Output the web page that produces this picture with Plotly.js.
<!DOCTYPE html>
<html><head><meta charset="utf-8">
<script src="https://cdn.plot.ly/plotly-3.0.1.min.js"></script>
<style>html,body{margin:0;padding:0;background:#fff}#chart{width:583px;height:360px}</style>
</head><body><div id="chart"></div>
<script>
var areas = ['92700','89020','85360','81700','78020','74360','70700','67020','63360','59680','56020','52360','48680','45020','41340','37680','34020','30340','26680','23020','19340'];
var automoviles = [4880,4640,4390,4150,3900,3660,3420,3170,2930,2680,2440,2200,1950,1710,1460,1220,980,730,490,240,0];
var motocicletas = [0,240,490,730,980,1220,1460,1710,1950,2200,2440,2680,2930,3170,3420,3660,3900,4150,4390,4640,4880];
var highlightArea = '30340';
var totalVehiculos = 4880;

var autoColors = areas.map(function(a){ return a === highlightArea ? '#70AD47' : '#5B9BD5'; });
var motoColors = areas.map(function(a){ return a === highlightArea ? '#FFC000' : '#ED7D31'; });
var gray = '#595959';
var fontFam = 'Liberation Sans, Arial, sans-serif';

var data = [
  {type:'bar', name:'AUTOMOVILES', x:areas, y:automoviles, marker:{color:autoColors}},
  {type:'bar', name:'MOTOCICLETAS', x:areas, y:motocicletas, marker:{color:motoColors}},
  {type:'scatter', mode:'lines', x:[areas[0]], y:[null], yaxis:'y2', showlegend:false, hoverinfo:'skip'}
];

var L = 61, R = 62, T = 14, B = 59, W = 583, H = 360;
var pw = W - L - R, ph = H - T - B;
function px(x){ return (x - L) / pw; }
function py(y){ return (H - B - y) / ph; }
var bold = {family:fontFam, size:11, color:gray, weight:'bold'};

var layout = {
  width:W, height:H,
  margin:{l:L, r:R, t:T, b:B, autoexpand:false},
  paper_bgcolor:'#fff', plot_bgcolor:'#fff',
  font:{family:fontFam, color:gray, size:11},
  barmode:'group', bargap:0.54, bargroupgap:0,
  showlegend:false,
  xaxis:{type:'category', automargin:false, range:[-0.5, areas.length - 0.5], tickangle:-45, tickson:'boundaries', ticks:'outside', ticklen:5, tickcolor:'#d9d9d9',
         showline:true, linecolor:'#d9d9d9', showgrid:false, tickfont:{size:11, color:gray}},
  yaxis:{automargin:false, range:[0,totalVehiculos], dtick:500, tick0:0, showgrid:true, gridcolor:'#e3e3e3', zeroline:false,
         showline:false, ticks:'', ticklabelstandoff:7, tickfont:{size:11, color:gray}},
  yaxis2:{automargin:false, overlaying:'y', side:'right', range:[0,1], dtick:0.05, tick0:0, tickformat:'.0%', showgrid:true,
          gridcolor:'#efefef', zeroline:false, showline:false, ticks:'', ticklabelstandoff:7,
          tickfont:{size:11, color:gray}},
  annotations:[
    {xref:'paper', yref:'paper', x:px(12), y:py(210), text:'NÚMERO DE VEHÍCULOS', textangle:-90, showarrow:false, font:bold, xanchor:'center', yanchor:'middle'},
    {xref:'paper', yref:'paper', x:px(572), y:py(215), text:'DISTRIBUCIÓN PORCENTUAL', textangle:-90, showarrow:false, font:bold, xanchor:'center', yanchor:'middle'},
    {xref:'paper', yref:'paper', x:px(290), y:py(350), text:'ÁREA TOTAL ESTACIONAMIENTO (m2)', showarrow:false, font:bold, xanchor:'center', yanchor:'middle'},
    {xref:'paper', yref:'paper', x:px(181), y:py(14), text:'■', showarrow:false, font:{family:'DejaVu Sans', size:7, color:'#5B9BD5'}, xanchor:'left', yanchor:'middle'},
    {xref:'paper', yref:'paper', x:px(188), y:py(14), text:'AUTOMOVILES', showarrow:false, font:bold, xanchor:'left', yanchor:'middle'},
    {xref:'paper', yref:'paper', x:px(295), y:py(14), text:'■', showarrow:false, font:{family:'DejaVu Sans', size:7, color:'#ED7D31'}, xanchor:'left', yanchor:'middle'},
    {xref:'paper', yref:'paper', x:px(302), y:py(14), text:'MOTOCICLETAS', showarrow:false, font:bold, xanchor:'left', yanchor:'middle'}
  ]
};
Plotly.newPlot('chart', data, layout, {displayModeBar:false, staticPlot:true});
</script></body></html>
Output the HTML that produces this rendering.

==================================================

GIVEN REQUEST => Exactly repeat the lines above, from the opening line through the one with "var fontFam = 'Liberation", and include nothing else.

WRITTEN ANSWER =>
Output the web page that produces this picture with Plotly.js.
<!DOCTYPE html>
<html><head><meta charset="utf-8">
<script src="https://cdn.plot.ly/plotly-3.0.1.min.js"></script>
<style>html,body{margin:0;padding:0;background:#fff}#chart{width:583px;height:360px}</style>
</head><body><div id="chart"></div>
<script>
var areas = ['92700','89020','85360','81700','78020','74360','70700','67020','63360','59680','56020','52360','48680','45020','41340','37680','34020','30340','26680','23020','19340'];
var automoviles = [4880,4640,4390,4150,3900,3660,3420,3170,2930,2680,2440,2200,1950,1710,1460,1220,980,730,490,240,0];
var motocicletas = [0,240,490,730,980,1220,1460,1710,1950,2200,2440,2680,2930,3170,3420,3660,3900,4150,4390,4640,4880];
var highlightArea = '30340';
var totalVehiculos = 4880;

var autoColors = areas.map(function(a){ return a === highlightArea ? '#70AD47' : '#5B9BD5'; });
var motoColors = areas.map(function(a){ return a === highlightArea ? '#FFC000' : '#ED7D31'; });
var gray = '#595959';
var fontFam = 'Liberation Sans, Arial, sans-serif';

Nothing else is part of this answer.